■ **Aim of the task**: Leaving out every picture, quote the data below exactly as it appears.

-- Start Recorded data --

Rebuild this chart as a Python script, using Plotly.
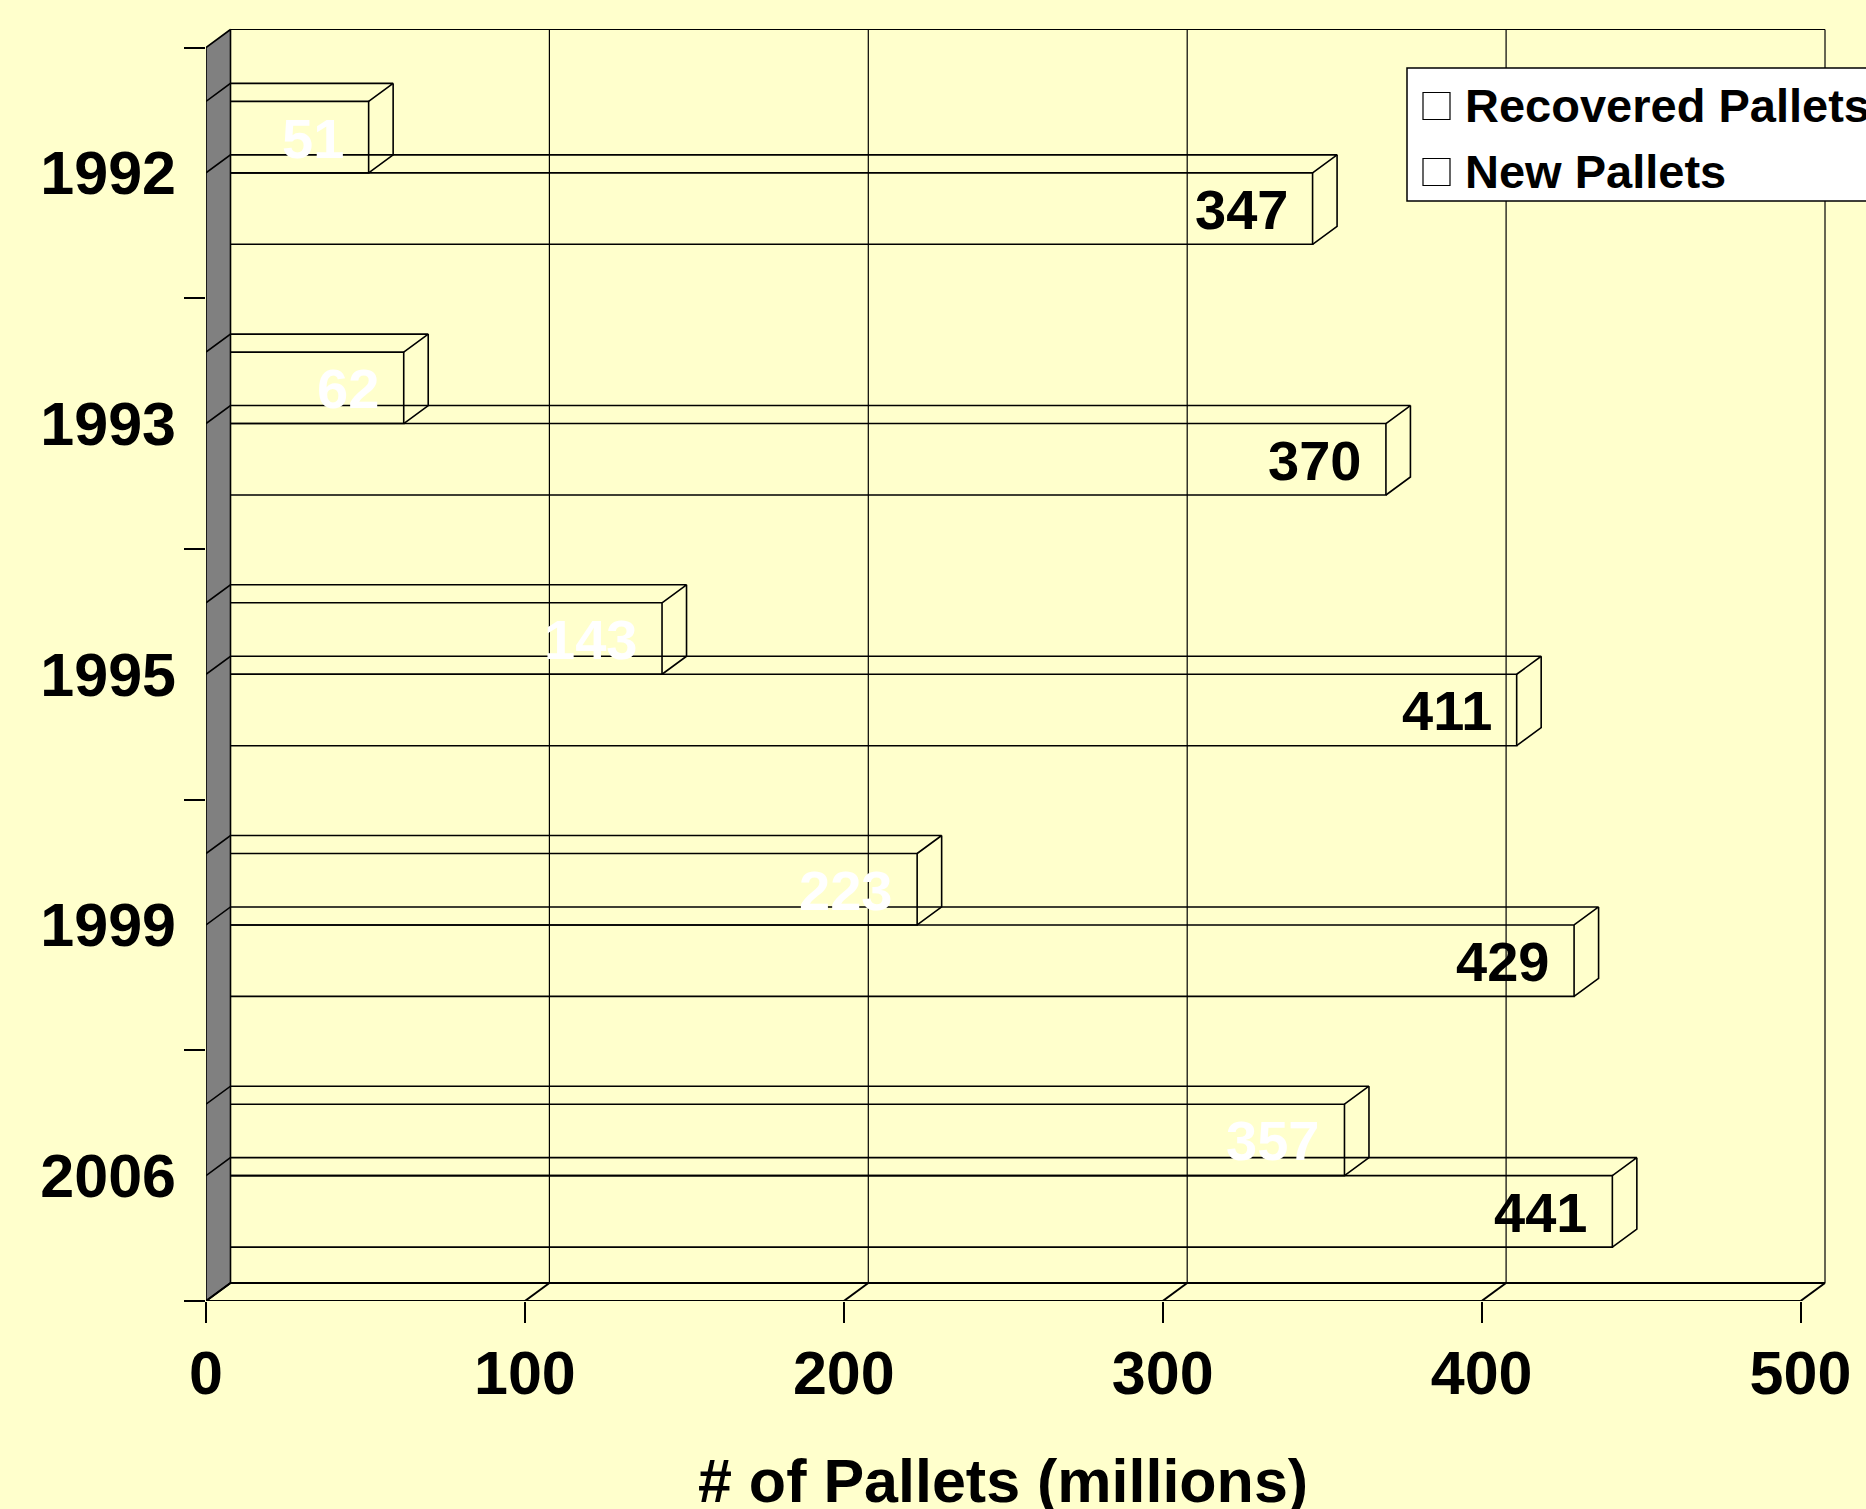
import plotly.graph_objects as go

# ---------------- data ----------------
years = ["1992", "1993", "1995", "1999", "2006"]
recovered = [51, 62, 143, 223, 357]
new_pallets = [347, 370, 411, 429, 441]
series_names = ["Recovered Pallets", "New Pallets"]
x_ticks = [0, 100, 200, 300, 400, 500]
x_title = "# of Pallets (millions)"

# ---------------- style / geometry ----------------
W, H = 1866, 1509
BG = "#FFFFCC"
FONT = "Liberation Sans, Arial, sans-serif"
ML, MR, MT, MB = 206, 26, 25, 208
PX_PER_X = 3.189          # pixels per data unit along x
PX_PER_CAT = 250.7        # pixels per category band
DEPTH_PX = (24.5, 18.0)   # 3-D depth offset in pixels (right, up)

plot_w = W - ML - MR
plot_h = H - MT - MB
xmax = plot_w / PX_PER_X
ylen = plot_h / PX_PER_CAT
n = len(years)
y_bottom = n - 0.5
y_top = y_bottom - ylen
dx = DEPTH_PX[0] / PX_PER_X
dy = DEPTH_PX[1] / PX_PER_CAT
BAR_FRAC = 0.57
bw = BAR_FRAC / 2
pos = list(range(n))
x_front_max = x_ticks[-1]


def px_to_paper_x(px):
    return (px - ML) / plot_w


def px_to_paper_y(py):
    return (H - MB - py) / plot_h


fig = go.Figure()

# left wall (grey slab)
wall_x = [0, 0, dx, dx, 0]
wall_y = [-0.5, y_bottom, y_bottom - dy, -0.5 - dy, -0.5]
fig.add_trace(go.Scatter(x=wall_x, y=wall_y, mode="lines", fill="toself",
                         fillcolor="#808080", line=dict(color="black", width=1.6),
                         hoverinfo="skip", showlegend=False, cliponaxis=False))

# back-wall vertical gridlines, top edge, floor
gx, gy = [], []
for v in x_ticks[1:]:
    gx += [v + dx, v + dx, None]
    gy += [y_bottom - dy, -0.5 - dy, None]
gx += [dx, x_front_max + dx, None]
gy += [-0.5 - dy, -0.5 - dy, None]
fig.add_trace(go.Scatter(x=gx, y=gy, mode="lines", line=dict(color="black", width=1.2),
                         hoverinfo="skip", showlegend=False, cliponaxis=False))

fx, fy = [], []
fx += [0, x_front_max, None]
fy += [y_bottom, y_bottom, None]
fx += [dx, x_front_max + dx, None]
fy += [y_bottom - dy, y_bottom - dy, None]
for v in x_ticks:
    fx += [v, v + dx, None]
    fy += [y_bottom, y_bottom - dy, None]
fig.add_trace(go.Scatter(x=fx, y=fy, mode="lines", line=dict(color="black", width=2),
                         hoverinfo="skip", showlegend=False, cliponaxis=False))

# bars (front faces)
series = [recovered, new_pallets]
for t, vals in enumerate(series):
    fig.add_trace(go.Bar(x=vals, y=pos, orientation="h", name=series_names[t],
                         marker=dict(color="rgba(0,0,0,0)", line=dict(color="black", width=1.6)),
                         hoverinfo="skip", showlegend=False, cliponaxis=False))

# 3-D top and side faces of bars
for t, vals in enumerate(series):
    lx, ly = [], []
    for i, v in enumerate(vals):
        yt = i - bw + t * bw
        yb = yt + bw
        lx += [0, dx, v + dx, v, None]
        ly += [yt, yt - dy, yt - dy, yt, None]
        lx += [v + dx, v + dx, v, None]
        ly += [yt - dy, yb - dy, yb, None]
    fig.add_trace(go.Scatter(x=lx, y=ly, mode="lines", line=dict(color="black", width=1.6),
                             hoverinfo="skip", showlegend=False, cliponaxis=False))

# data labels
label_colors = ["white", "black"]
for t, vals in enumerate(series):
    for i, v in enumerate(vals):
        yc = i - bw / 2 + t * bw
        fig.add_annotation(x=v, y=yc, xref="x", yref="y", text=str(v), showarrow=False,
                           xanchor="right", yanchor="middle", xshift=-23, yshift=-1,
                           font=dict(family=FONT, size=56, color=label_colors[t], weight="bold"))

# axis title
fig.add_annotation(x=x_front_max / 2, y=px_to_paper_y(1481), xref="x", yref="paper",
                   text=x_title, showarrow=False, xanchor="center", yanchor="middle",
                   font=dict(family=FONT, size=61, color="black", weight="bold"))

# legend (custom, clipped at right edge like the original)
fig.add_shape(type="rect", xref="paper", yref="paper",
              x0=px_to_paper_x(1407), x1=px_to_paper_x(1920),
              y0=px_to_paper_y(201), y1=px_to_paper_y(68),
              fillcolor="white", line=dict(color="black", width=1.5), layer="above")
legend_rows = [106, 172]
for k, name in enumerate(series_names):
    cy = legend_rows[k]
    fig.add_shape(type="rect", xref="paper", yref="paper",
                  x0=px_to_paper_x(1423), x1=px_to_paper_x(1450),
                  y0=px_to_paper_y(cy + 13.5), y1=px_to_paper_y(cy - 13.5),
                  fillcolor="white", line=dict(color="black", width=1.2), layer="above")
    fig.add_annotation(x=px_to_paper_x(1463), y=px_to_paper_y(cy), xref="paper", yref="paper",
                       text=name, showarrow=False, xanchor="left", yanchor="middle",
                       font=dict(family=FONT, size=47, color="black", weight="bold"))

fig.update_layout(
    width=W, height=H,
    margin=dict(l=ML, r=MR, t=MT, b=MB, pad=0),
    paper_bgcolor=BG, plot_bgcolor=BG,
    barmode="group", bargap=1 - BAR_FRAC, bargroupgap=0,
    showlegend=False,
    font=dict(family=FONT, color="black"),
)
fig.update_xaxes(range=[0, xmax], tickmode="array", tickvals=x_ticks,
                 ticks="outside", ticklen=21, tickwidth=1.6, tickcolor="black",
                 showgrid=False, zeroline=False, showline=False,
                 ticklabelstandoff=-2,
                 tickfont=dict(family=FONT, size=61, color="black", weight="bold"))
fig.update_yaxes(range=[y_bottom, y_top], tickmode="array", tickvals=pos, ticktext=years,
                 ticks="", showgrid=False, zeroline=False, showline=False,
                 minor=dict(tickmode="array", tickvals=[p - 0.5 for p in pos] + [y_bottom],
                            ticks="outside", ticklen=21, tickwidth=1.6, tickcolor="black"),
                 ticklabelstandoff=29,
                 tickfont=dict(family=FONT, size=61, color="black", weight="bold"))

fig.write_html(
    "out.html",
    config={"displayModeBar": False},
    post_script="document.documentElement.style.margin='0';"
                "document.body.style.margin='0';"
                "document.body.style.overflow='hidden';"
                "document.body.style.background='" + BG + "';",
)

-- End Recorded data --

■ **Problem solution**:
Rebuild this chart as a Python script, using Plotly.
import plotly.graph_objects as go

# ---------------- data ----------------
years = ["1992", "1993", "1995", "1999", "2006"]
recovered = [51, 62, 143, 223, 357]
new_pallets = [347, 370, 411, 429, 441]
series_names = ["Recovered Pallets", "New Pallets"]
x_ticks = [0, 100, 200, 300, 400, 500]
x_title = "# of Pallets (millions)"

# ---------------- style / geometry ----------------
W, H = 1866, 1509
BG = "#FFFFCC"
FONT = "Liberation Sans, Arial, sans-serif"
ML, MR, MT, MB = 206, 26, 25, 208
PX_PER_X = 3.189          # pixels per data unit along x
PX_PER_CAT = 250.7        # pixels per category band
DEPTH_PX = (24.5, 18.0)   # 3-D depth offset in pixels (right, up)

plot_w = W - ML - MR
plot_h = H - MT - MB
xmax = plot_w / PX_PER_X
ylen = plot_h / PX_PER_CAT
n = len(years)
y_bottom = n - 0.5
y_top = y_bottom - ylen
dx = DEPTH_PX[0] / PX_PER_X
dy = DEPTH_PX[1] / PX_PER_CAT
BAR_FRAC = 0.57
bw = BAR_FRAC / 2
pos = list(range(n))
x_front_max = x_ticks[-1]


def px_to_paper_x(px):
    return (px - ML) / plot_w


def px_to_paper_y(py):
    return (H - MB - py) / plot_h


fig = go.Figure()

# left wall (grey slab)
wall_x = [0, 0, dx, dx, 0]
wall_y = [-0.5, y_bottom, y_bottom - dy, -0.5 - dy, -0.5]
fig.add_trace(go.Scatter(x=wall_x, y=wall_y, mode="lines", fill="toself",
                         fillcolor="#808080", line=dict(color="black", width=1.6),
                         hoverinfo="skip", showlegend=False, cliponaxis=False))

# back-wall vertical gridlines, top edge, floor
gx, gy = [], []
for v in x_ticks[1:]:
    gx += [v + dx, v + dx, None]
    gy += [y_bottom - dy, -0.5 - dy, None]
gx += [dx, x_front_max + dx, None]
gy += [-0.5 - dy, -0.5 - dy, None]
fig.add_trace(go.Scatter(x=gx, y=gy, mode="lines", line=dict(color="black", width=1.2),
                         hoverinfo="skip", showlegend=False, cliponaxis=False))

fx, fy = [], []
fx += [0, x_front_max, None]
fy += [y_bottom, y_bottom, None]
fx += [dx, x_front_max + dx, None]
fy += [y_bottom - dy, y_bottom - dy, None]
for v in x_ticks:
    fx += [v, v + dx, None]
    fy += [y_bottom, y_bottom - dy, None]
fig.add_trace(go.Scatter(x=fx, y=fy, mode="lines", line=dict(color="black", width=2),
                         hoverinfo="skip", showlegend=False, cliponaxis=False))

# bars (front faces)
series = [recovered, new_pallets]
for t, vals in enumerate(series):
    fig.add_trace(go.Bar(x=vals, y=pos, orientation="h", name=series_names[t],
                         marker=dict(color="rgba(0,0,0,0)", line=dict(color="black", width=1.6)),
                         hoverinfo="skip", showlegend=False, cliponaxis=False))

# 3-D top and side faces of bars
for t, vals in enumerate(series):
    lx, ly = [], []
    for i, v in enumerate(vals):
        yt = i - bw + t * bw
        yb = yt + bw
        lx += [0, dx, v + dx, v, None]
        ly += [yt, yt - dy, yt - dy, yt, None]
        lx += [v + dx, v + dx, v, None]
        ly += [yt - dy, yb - dy, yb, None]
    fig.add_trace(go.Scatter(x=lx, y=ly, mode="lines", line=dict(color="black", width=1.6),
                             hoverinfo="skip", showlegend=False, cliponaxis=False))

# data labels
label_colors = ["white", "black"]
for t, vals in enumerate(series):
    for i, v in enumerate(vals):
        yc = i - bw / 2 + t * bw
        fig.add_annotation(x=v, y=yc, xref="x", yref="y", text=str(v), showarrow=False,
                           xanchor="right", yanchor="middle", xshift=-23, yshift=-1,
                           font=dict(family=FONT, size=56, color=label_colors[t], weight="bold"))

# axis title
fig.add_annotation(x=x_front_max / 2, y=px_to_paper_y(1481), xref="x", yref="paper",
                   text=x_title, showarrow=False, xanchor="center", yanchor="middle",
                   font=dict(family=FONT, size=61, color="black", weight="bold"))

# legend (custom, clipped at right edge like the original)
fig.add_shape(type="rect", xref="paper", yref="paper",
              x0=px_to_paper_x(1407), x1=px_to_paper_x(1920),
              y0=px_to_paper_y(201), y1=px_to_paper_y(68),
              fillcolor="white", line=dict(color="black", width=1.5), layer="above")
legend_rows = [106, 172]
for k, name in enumerate(series_names):
    cy = legend_rows[k]
    fig.add_shape(type="rect", xref="paper", yref="paper",
                  x0=px_to_paper_x(1423), x1=px_to_paper_x(1450),
                  y0=px_to_paper_y(cy + 13.5), y1=px_to_paper_y(cy - 13.5),
                  fillcolor="white", line=dict(color="black", width=1.2), layer="above")
    fig.add_annotation(x=px_to_paper_x(1463), y=px_to_paper_y(cy), xref="paper", yref="paper",
                       text=name, showarrow=False, xanchor="left", yanchor="middle",
                       font=dict(family=FONT, size=47, color="black", weight="bold"))

fig.update_layout(
    width=W, height=H,
    margin=dict(l=ML, r=MR, t=MT, b=MB, pad=0),
    paper_bgcolor=BG, plot_bgcolor=BG,
    barmode="group", bargap=1 - BAR_FRAC, bargroupgap=0,
    showlegend=False,
    font=dict(family=FONT, color="black"),
)
fig.update_xaxes(range=[0, xmax], tickmode="array", tickvals=x_ticks,
                 ticks="outside", ticklen=21, tickwidth=1.6, tickcolor="black",
                 showgrid=False, zeroline=False, showline=False,
                 ticklabelstandoff=-2,
                 tickfont=dict(family=FONT, size=61, color="black", weight="bold"))
fig.update_yaxes(range=[y_bottom, y_top], tickmode="array", tickvals=pos, ticktext=years,
                 ticks="", showgrid=False, zeroline=False, showline=False,
                 minor=dict(tickmode="array", tickvals=[p - 0.5 for p in pos] + [y_bottom],
                            ticks="outside", ticklen=21, tickwidth=1.6, tickcolor="black"),
                 ticklabelstandoff=29,
                 tickfont=dict(family=FONT, size=61, color="black", weight="bold"))

fig.write_html(
    "out.html",
    config={"displayModeBar": False},
    post_script="document.documentElement.style.margin='0';"
                "document.body.style.margin='0';"
                "document.body.style.overflow='hidden';"
                "document.body.style.background='" + BG + "';",
)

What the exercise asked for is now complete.